> Stated problem:
Include in the output only the lines from the opening of the records through the line containing "var yTicksD = [0, 500, 1000, 1500];", each printed exactly; pictures are omitted.

[Rows from a dataset of charts and code]
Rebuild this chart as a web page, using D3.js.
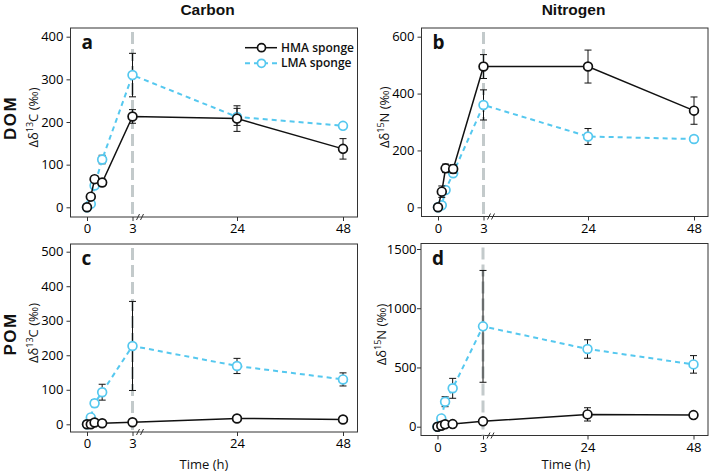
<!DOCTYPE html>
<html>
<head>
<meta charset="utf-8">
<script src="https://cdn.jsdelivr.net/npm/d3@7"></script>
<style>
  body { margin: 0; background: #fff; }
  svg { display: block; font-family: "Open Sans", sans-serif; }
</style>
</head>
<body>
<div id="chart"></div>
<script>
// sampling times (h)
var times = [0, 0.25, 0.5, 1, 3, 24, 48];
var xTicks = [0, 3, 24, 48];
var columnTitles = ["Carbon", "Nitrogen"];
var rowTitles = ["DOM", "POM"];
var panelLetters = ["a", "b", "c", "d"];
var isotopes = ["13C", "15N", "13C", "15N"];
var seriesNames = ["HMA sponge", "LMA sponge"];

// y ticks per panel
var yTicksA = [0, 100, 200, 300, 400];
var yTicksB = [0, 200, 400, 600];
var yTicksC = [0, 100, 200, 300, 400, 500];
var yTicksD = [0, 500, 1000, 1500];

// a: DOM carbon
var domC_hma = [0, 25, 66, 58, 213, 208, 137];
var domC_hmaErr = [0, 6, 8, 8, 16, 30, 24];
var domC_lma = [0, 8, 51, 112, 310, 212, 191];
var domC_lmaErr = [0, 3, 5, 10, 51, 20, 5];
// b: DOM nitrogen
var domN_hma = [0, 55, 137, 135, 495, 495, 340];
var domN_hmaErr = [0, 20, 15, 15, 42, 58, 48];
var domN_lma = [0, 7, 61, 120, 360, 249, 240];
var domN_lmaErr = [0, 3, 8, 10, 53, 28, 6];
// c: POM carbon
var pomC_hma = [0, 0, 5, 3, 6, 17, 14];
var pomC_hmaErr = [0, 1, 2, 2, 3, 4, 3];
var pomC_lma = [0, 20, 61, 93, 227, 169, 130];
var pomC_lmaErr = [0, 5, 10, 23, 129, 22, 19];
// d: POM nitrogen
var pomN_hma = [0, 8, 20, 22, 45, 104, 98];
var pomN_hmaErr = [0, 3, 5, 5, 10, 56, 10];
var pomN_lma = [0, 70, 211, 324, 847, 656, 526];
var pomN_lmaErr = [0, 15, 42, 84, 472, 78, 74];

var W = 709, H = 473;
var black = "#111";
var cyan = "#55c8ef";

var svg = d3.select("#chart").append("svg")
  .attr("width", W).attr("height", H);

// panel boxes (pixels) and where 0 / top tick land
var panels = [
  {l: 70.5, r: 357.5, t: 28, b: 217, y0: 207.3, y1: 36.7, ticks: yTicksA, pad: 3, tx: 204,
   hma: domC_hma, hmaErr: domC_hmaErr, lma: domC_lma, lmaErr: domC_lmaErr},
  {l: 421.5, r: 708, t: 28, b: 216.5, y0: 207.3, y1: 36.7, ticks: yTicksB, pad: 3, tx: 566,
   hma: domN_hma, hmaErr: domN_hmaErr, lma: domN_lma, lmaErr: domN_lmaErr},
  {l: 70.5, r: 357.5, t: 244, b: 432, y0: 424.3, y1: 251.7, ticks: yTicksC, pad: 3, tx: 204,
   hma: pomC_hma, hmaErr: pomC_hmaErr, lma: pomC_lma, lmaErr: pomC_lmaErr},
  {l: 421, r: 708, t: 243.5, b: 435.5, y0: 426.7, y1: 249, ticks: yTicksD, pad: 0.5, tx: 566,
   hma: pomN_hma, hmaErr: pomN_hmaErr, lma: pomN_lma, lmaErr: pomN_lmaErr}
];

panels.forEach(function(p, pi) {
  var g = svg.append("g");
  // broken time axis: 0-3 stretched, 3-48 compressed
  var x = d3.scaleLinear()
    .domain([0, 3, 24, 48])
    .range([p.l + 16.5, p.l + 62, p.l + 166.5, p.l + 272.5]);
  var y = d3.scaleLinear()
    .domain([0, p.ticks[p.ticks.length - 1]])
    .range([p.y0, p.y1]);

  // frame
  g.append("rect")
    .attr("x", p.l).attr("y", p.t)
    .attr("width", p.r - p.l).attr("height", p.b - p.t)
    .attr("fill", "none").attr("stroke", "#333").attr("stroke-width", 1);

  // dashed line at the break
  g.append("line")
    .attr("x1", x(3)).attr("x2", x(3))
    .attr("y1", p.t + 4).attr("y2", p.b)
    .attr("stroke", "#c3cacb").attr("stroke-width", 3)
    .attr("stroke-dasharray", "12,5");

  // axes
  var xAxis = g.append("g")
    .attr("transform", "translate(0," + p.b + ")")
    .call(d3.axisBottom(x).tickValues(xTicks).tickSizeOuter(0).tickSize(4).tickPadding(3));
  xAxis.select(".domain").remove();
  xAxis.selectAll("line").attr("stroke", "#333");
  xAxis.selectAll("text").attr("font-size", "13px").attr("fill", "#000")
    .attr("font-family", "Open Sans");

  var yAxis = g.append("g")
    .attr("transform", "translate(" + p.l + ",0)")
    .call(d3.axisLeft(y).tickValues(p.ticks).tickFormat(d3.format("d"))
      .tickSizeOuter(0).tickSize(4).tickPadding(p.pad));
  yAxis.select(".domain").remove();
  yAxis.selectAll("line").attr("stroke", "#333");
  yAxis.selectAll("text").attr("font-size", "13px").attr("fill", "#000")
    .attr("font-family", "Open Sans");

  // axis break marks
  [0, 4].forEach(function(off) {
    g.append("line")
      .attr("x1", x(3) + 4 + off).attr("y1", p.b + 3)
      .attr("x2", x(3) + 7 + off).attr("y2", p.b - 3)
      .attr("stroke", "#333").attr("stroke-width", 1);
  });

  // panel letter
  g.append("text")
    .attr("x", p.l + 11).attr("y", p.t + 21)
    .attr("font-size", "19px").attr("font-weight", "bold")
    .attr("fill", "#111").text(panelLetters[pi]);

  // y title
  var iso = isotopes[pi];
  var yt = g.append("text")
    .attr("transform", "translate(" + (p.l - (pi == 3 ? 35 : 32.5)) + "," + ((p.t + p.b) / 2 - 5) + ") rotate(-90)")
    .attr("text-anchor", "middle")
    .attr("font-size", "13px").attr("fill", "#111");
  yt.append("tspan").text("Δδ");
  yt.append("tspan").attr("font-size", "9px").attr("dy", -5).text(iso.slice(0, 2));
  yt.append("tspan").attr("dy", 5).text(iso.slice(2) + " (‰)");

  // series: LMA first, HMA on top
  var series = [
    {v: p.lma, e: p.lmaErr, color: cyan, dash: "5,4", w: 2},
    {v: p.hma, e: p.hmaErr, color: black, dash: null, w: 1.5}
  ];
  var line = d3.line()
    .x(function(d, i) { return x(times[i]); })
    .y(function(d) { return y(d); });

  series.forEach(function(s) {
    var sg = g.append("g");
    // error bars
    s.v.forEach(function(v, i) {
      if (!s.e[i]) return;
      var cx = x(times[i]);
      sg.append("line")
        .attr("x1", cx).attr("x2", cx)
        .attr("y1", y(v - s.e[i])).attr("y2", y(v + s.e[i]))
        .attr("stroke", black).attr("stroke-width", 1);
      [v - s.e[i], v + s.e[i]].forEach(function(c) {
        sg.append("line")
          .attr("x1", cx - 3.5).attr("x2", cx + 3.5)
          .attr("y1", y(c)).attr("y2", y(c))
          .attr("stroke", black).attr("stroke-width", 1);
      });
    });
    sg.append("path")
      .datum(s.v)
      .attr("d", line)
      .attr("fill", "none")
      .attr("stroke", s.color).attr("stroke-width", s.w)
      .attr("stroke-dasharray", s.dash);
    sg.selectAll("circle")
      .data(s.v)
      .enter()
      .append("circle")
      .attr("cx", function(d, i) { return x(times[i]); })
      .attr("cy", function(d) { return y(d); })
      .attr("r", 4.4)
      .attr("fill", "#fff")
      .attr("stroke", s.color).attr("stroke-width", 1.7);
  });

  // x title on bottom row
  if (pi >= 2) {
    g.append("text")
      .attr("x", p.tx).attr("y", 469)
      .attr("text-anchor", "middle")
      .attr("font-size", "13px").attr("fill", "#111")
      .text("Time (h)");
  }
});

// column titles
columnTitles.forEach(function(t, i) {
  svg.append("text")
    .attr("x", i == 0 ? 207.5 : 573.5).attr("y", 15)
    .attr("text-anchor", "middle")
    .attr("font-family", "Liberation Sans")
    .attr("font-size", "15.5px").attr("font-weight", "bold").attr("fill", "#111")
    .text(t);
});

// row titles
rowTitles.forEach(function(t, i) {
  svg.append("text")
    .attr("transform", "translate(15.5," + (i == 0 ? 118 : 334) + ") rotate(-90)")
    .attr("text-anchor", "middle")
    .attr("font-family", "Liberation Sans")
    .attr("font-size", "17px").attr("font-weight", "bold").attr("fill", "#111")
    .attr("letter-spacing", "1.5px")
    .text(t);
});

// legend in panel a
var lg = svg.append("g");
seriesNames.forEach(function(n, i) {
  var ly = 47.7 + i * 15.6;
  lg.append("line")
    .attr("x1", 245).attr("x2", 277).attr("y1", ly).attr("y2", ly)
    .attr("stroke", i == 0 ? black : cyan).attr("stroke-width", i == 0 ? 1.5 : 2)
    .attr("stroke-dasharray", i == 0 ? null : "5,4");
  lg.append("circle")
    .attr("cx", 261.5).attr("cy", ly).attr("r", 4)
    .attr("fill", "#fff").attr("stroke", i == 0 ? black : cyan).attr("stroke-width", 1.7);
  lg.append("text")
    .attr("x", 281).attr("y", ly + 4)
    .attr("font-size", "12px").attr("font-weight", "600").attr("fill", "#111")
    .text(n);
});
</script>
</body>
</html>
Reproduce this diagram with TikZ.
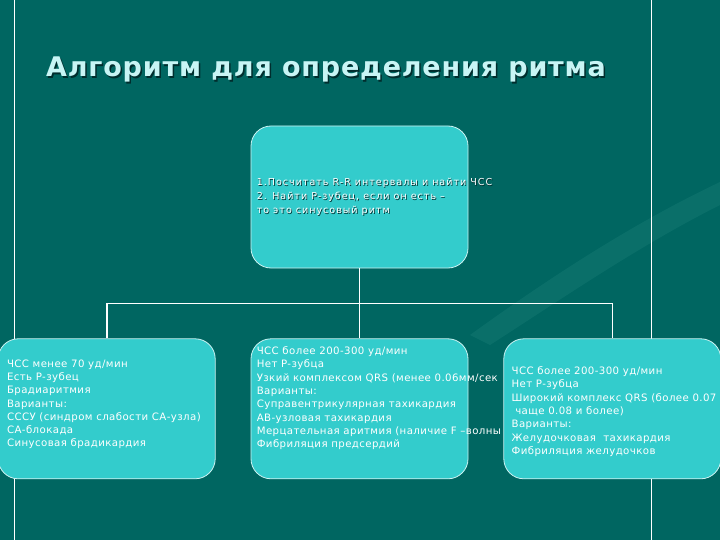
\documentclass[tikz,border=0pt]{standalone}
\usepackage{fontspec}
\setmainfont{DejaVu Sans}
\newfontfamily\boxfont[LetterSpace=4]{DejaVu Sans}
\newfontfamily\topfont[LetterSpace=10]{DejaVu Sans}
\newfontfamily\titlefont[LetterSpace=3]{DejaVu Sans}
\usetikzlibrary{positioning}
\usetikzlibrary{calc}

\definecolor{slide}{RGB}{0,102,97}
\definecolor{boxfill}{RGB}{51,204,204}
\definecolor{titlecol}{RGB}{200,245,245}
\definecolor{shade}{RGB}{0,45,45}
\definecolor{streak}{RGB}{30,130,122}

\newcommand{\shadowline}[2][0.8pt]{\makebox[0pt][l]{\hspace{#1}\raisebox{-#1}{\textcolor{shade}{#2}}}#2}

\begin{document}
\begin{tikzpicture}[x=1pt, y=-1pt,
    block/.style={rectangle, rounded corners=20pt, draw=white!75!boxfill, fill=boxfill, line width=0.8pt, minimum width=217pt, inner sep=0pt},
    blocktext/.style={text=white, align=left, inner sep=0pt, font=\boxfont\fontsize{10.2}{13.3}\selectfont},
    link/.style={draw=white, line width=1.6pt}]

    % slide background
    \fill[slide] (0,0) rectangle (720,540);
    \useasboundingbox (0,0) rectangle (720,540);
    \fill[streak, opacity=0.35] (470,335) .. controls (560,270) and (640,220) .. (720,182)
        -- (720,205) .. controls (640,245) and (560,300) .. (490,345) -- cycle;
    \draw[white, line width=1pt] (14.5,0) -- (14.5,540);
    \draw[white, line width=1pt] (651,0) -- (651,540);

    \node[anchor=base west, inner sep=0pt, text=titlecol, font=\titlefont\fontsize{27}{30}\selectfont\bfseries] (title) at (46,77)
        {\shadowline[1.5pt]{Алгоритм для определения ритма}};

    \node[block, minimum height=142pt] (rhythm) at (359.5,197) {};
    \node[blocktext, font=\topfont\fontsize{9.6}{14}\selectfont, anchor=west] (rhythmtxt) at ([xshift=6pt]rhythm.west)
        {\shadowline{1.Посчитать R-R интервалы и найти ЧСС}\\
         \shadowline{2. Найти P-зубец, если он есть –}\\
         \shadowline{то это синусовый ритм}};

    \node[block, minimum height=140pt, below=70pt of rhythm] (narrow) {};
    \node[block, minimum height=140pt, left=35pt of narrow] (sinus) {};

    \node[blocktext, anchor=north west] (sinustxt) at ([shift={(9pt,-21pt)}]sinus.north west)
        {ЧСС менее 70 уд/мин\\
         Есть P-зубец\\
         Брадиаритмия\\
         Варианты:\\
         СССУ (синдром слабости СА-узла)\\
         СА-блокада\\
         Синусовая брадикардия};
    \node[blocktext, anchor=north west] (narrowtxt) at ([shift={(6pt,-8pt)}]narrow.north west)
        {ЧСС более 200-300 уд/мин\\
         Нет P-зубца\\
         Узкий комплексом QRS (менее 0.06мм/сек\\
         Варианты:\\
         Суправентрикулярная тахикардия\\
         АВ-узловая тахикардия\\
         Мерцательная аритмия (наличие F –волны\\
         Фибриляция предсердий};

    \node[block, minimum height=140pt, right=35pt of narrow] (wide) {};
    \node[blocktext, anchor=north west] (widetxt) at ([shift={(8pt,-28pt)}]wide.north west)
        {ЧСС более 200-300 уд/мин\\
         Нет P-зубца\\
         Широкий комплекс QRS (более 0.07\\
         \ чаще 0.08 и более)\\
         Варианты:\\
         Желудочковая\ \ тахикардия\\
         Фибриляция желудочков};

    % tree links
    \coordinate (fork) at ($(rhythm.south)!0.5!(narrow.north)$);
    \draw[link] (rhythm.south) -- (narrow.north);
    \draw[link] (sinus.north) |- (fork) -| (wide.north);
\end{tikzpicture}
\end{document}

> Answer to the task:
Rebuild this chart as a web page, using D3.js.
<!DOCTYPE html>
<html>
<head>
<meta charset="utf-8">
<script src="https://cdn.jsdelivr.net/npm/d3@7"></script>
<style>
  body { margin: 0; background: #fff; }
  svg { display: block; font-family: "Open Sans", sans-serif; }
</style>
</head>
<body>
<div id="chart"></div>
<script>
// sampling times (h)
var times = [0, 0.25, 0.5, 1, 3, 24, 48];
var xTicks = [0, 3, 24, 48];
var columnTitles = ["Carbon", "Nitrogen"];
var rowTitles = ["DOM", "POM"];
var panelLetters = ["a", "b", "c", "d"];
var isotopes = ["13C", "15N", "13C", "15N"];
var seriesNames = ["HMA sponge", "LMA sponge"];

// y ticks per panel
var yTicksA = [0, 100, 200, 300, 400];
var yTicksB = [0, 200, 400, 600];
var yTicksC = [0, 100, 200, 300, 400, 500];
var yTicksD = [0, 500, 1000, 1500];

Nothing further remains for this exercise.